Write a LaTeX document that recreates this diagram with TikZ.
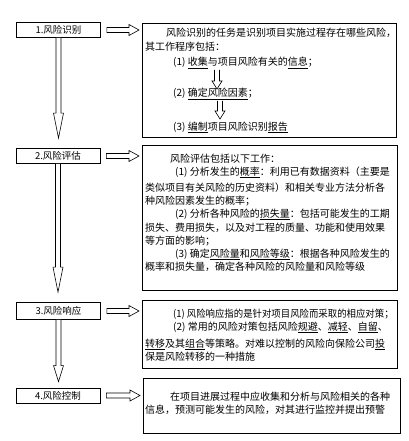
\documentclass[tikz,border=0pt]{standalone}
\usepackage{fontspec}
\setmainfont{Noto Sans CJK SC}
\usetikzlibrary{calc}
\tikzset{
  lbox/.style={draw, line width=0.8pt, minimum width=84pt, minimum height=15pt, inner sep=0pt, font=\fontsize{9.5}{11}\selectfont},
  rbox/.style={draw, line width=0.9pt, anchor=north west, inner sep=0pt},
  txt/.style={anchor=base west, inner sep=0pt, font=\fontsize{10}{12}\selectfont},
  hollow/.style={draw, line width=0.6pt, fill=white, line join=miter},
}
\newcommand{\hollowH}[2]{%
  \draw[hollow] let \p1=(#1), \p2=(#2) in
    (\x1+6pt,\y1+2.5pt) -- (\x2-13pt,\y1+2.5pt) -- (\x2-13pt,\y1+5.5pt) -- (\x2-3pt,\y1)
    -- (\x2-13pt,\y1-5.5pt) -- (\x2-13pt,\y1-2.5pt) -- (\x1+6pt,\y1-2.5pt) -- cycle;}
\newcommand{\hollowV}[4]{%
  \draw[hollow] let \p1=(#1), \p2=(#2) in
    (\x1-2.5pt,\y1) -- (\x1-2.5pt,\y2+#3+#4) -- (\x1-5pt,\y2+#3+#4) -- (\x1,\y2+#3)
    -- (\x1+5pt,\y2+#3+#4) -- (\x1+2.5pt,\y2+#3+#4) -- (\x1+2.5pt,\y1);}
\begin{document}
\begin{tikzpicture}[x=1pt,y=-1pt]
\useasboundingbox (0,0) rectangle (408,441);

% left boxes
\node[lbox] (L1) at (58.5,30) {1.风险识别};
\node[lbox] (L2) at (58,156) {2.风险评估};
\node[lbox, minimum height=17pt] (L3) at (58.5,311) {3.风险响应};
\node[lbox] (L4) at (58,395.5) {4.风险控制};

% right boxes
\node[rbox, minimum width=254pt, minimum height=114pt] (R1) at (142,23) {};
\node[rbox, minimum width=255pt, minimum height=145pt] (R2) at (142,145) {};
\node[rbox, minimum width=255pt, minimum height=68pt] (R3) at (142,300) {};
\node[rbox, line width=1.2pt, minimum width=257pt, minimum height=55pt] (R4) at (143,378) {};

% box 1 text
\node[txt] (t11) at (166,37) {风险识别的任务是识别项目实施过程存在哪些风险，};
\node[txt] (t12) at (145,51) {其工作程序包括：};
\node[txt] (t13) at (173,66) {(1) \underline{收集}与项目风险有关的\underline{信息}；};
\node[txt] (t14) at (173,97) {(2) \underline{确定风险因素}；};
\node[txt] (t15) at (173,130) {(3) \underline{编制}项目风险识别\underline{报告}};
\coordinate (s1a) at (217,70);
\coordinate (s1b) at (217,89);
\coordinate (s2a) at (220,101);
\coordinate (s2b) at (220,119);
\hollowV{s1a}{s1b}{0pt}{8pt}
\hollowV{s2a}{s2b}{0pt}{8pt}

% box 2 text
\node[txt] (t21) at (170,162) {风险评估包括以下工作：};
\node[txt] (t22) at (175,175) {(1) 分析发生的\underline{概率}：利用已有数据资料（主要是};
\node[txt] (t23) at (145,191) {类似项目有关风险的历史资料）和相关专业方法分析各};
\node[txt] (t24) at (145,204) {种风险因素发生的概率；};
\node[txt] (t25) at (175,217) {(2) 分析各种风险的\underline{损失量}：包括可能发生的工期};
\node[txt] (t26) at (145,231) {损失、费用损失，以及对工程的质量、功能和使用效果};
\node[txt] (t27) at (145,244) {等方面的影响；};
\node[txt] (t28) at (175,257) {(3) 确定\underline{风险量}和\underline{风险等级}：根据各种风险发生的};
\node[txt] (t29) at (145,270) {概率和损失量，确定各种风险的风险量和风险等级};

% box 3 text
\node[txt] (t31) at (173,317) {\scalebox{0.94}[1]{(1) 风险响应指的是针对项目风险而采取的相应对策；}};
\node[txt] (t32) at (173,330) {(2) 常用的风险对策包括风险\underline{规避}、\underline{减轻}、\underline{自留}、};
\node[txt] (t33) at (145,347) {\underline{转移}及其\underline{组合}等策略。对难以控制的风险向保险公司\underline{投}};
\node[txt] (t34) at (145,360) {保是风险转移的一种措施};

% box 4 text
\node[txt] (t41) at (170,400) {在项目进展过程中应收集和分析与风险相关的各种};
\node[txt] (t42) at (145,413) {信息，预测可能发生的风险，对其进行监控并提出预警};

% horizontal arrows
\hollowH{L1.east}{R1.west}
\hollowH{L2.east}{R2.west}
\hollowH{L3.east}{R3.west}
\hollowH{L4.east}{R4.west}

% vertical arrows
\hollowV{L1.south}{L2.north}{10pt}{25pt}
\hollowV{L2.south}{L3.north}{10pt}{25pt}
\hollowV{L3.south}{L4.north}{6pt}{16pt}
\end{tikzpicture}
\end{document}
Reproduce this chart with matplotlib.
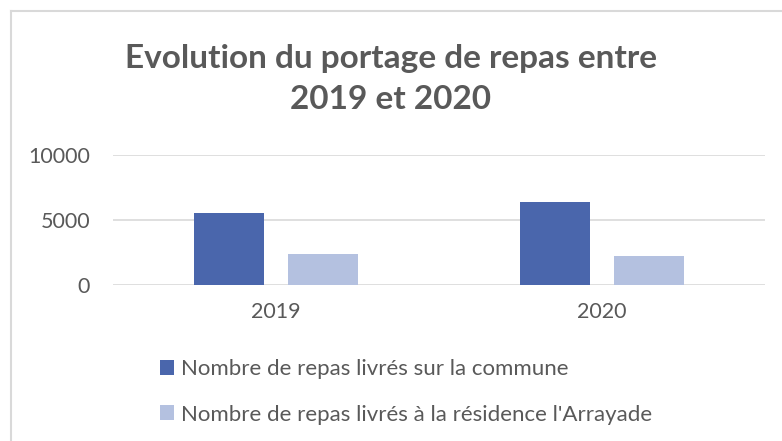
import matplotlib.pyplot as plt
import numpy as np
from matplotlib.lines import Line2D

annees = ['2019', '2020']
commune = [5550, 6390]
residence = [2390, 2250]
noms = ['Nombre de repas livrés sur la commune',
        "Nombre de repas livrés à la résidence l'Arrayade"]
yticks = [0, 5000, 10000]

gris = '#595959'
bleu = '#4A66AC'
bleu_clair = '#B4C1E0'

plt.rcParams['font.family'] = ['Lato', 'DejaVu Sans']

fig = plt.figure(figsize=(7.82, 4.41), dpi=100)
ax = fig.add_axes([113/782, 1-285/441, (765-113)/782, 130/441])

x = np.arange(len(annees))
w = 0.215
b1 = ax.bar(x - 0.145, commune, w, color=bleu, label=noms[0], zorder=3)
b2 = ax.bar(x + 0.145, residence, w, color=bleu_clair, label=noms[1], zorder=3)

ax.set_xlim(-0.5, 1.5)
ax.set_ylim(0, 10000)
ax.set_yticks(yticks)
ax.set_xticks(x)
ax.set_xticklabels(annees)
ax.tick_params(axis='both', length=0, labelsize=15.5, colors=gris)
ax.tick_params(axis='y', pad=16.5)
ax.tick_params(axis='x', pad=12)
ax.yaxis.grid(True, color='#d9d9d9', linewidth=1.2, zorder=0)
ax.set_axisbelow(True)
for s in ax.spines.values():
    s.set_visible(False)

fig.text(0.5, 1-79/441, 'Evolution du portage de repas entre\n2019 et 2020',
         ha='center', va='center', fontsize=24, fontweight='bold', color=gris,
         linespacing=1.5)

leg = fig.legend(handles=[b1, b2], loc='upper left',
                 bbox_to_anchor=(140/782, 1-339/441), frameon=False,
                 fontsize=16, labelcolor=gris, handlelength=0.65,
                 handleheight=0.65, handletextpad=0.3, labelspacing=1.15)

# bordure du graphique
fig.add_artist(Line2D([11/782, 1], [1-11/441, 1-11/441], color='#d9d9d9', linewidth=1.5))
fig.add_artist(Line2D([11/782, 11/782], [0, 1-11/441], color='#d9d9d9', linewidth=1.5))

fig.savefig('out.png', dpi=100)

§ **WHAT THIS TASK INVOLVES**
Without the pictures, restate each entry exactly.

§ **REPLY**
Write a LaTeX document that recreates this diagram with TikZ.
\documentclass[tikz,border=0pt]{standalone}
\usepackage{fontspec}
\setmainfont{Noto Sans CJK SC}
\usetikzlibrary{calc}
\tikzset{
  lbox/.style={draw, line width=0.8pt, minimum width=84pt, minimum height=15pt, inner sep=0pt, font=\fontsize{9.5}{11}\selectfont},
  rbox/.style={draw, line width=0.9pt, anchor=north west, inner sep=0pt},
  txt/.style={anchor=base west, inner sep=0pt, font=\fontsize{10}{12}\selectfont},
  hollow/.style={draw, line width=0.6pt, fill=white, line join=miter},
}
\newcommand{\hollowH}[2]{%
  \draw[hollow] let \p1=(#1), \p2=(#2) in
    (\x1+6pt,\y1+2.5pt) -- (\x2-13pt,\y1+2.5pt) -- (\x2-13pt,\y1+5.5pt) -- (\x2-3pt,\y1)
    -- (\x2-13pt,\y1-5.5pt) -- (\x2-13pt,\y1-2.5pt) -- (\x1+6pt,\y1-2.5pt) -- cycle;}
\newcommand{\hollowV}[4]{%
  \draw[hollow] let \p1=(#1), \p2=(#2) in
    (\x1-2.5pt,\y1) -- (\x1-2.5pt,\y2+#3+#4) -- (\x1-5pt,\y2+#3+#4) -- (\x1,\y2+#3)
    -- (\x1+5pt,\y2+#3+#4) -- (\x1+2.5pt,\y2+#3+#4) -- (\x1+2.5pt,\y1);}
\begin{document}
\begin{tikzpicture}[x=1pt,y=-1pt]
\useasboundingbox (0,0) rectangle (408,441);

% left boxes
\node[lbox] (L1) at (58.5,30) {1.风险识别};
\node[lbox] (L2) at (58,156) {2.风险评估};
\node[lbox, minimum height=17pt] (L3) at (58.5,311) {3.风险响应};
\node[lbox] (L4) at (58,395.5) {4.风险控制};

% right boxes
\node[rbox, minimum width=254pt, minimum height=114pt] (R1) at (142,23) {};
\node[rbox, minimum width=255pt, minimum height=145pt] (R2) at (142,145) {};
\node[rbox, minimum width=255pt, minimum height=68pt] (R3) at (142,300) {};
\node[rbox, line width=1.2pt, minimum width=257pt, minimum height=55pt] (R4) at (143,378) {};

% box 1 text
\node[txt] (t11) at (166,37) {风险识别的任务是识别项目实施过程存在哪些风险，};
\node[txt] (t12) at (145,51) {其工作程序包括：};
\node[txt] (t13) at (173,66) {(1) \underline{收集}与项目风险有关的\underline{信息}；};
\node[txt] (t14) at (173,97) {(2) \underline{确定风险因素}；};
\node[txt] (t15) at (173,130) {(3) \underline{编制}项目风险识别\underline{报告}};
\coordinate (s1a) at (217,70);
\coordinate (s1b) at (217,89);
\coordinate (s2a) at (220,101);
\coordinate (s2b) at (220,119);
\hollowV{s1a}{s1b}{0pt}{8pt}
\hollowV{s2a}{s2b}{0pt}{8pt}

% box 2 text
\node[txt] (t21) at (170,162) {风险评估包括以下工作：};
\node[txt] (t22) at (175,175) {(1) 分析发生的\underline{概率}：利用已有数据资料（主要是};
\node[txt] (t23) at (145,191) {类似项目有关风险的历史资料）和相关专业方法分析各};
\node[txt] (t24) at (145,204) {种风险因素发生的概率；};
\node[txt] (t25) at (175,217) {(2) 分析各种风险的\underline{损失量}：包括可能发生的工期};
\node[txt] (t26) at (145,231) {损失、费用损失，以及对工程的质量、功能和使用效果};
\node[txt] (t27) at (145,244) {等方面的影响；};
\node[txt] (t28) at (175,257) {(3) 确定\underline{风险量}和\underline{风险等级}：根据各种风险发生的};
\node[txt] (t29) at (145,270) {概率和损失量，确定各种风险的风险量和风险等级};

% box 3 text
\node[txt] (t31) at (173,317) {\scalebox{0.94}[1]{(1) 风险响应指的是针对项目风险而采取的相应对策；}};
\node[txt] (t32) at (173,330) {(2) 常用的风险对策包括风险\underline{规避}、\underline{减轻}、\underline{自留}、};
\node[txt] (t33) at (145,347) {\underline{转移}及其\underline{组合}等策略。对难以控制的风险向保险公司\underline{投}};
\node[txt] (t34) at (145,360) {保是风险转移的一种措施};

% box 4 text
\node[txt] (t41) at (170,400) {在项目进展过程中应收集和分析与风险相关的各种};
\node[txt] (t42) at (145,413) {信息，预测可能发生的风险，对其进行监控并提出预警};

% horizontal arrows
\hollowH{L1.east}{R1.west}
\hollowH{L2.east}{R2.west}
\hollowH{L3.east}{R3.west}
\hollowH{L4.east}{R4.west}

% vertical arrows
\hollowV{L1.south}{L2.north}{10pt}{25pt}
\hollowV{L2.south}{L3.north}{10pt}{25pt}
\hollowV{L3.south}{L4.north}{6pt}{16pt}
\end{tikzpicture}
\end{document}
Reproduce this chart with matplotlib.
import matplotlib.pyplot as plt
import numpy as np
from matplotlib.lines import Line2D

annees = ['2019', '2020']
commune = [5550, 6390]
residence = [2390, 2250]
noms = ['Nombre de repas livrés sur la commune',
        "Nombre de repas livrés à la résidence l'Arrayade"]
yticks = [0, 5000, 10000]

gris = '#595959'
bleu = '#4A66AC'
bleu_clair = '#B4C1E0'

plt.rcParams['font.family'] = ['Lato', 'DejaVu Sans']

fig = plt.figure(figsize=(7.82, 4.41), dpi=100)
ax = fig.add_axes([113/782, 1-285/441, (765-113)/782, 130/441])

x = np.arange(len(annees))
w = 0.215
b1 = ax.bar(x - 0.145, commune, w, color=bleu, label=noms[0], zorder=3)
b2 = ax.bar(x + 0.145, residence, w, color=bleu_clair, label=noms[1], zorder=3)

ax.set_xlim(-0.5, 1.5)
ax.set_ylim(0, 10000)
ax.set_yticks(yticks)
ax.set_xticks(x)
ax.set_xticklabels(annees)
ax.tick_params(axis='both', length=0, labelsize=15.5, colors=gris)
ax.tick_params(axis='y', pad=16.5)
ax.tick_params(axis='x', pad=12)
ax.yaxis.grid(True, color='#d9d9d9', linewidth=1.2, zorder=0)
ax.set_axisbelow(True)
for s in ax.spines.values():
    s.set_visible(False)

fig.text(0.5, 1-79/441, 'Evolution du portage de repas entre\n2019 et 2020',
         ha='center', va='center', fontsize=24, fontweight='bold', color=gris,
         linespacing=1.5)

leg = fig.legend(handles=[b1, b2], loc='upper left',
                 bbox_to_anchor=(140/782, 1-339/441), frameon=False,
                 fontsize=16, labelcolor=gris, handlelength=0.65,
                 handleheight=0.65, handletextpad=0.3, labelspacing=1.15)

# bordure du graphique
fig.add_artist(Line2D([11/782, 1], [1-11/441, 1-11/441], color='#d9d9d9', linewidth=1.5))
fig.add_artist(Line2D([11/782, 11/782], [0, 1-11/441], color='#d9d9d9', linewidth=1.5))

fig.savefig('out.png', dpi=100)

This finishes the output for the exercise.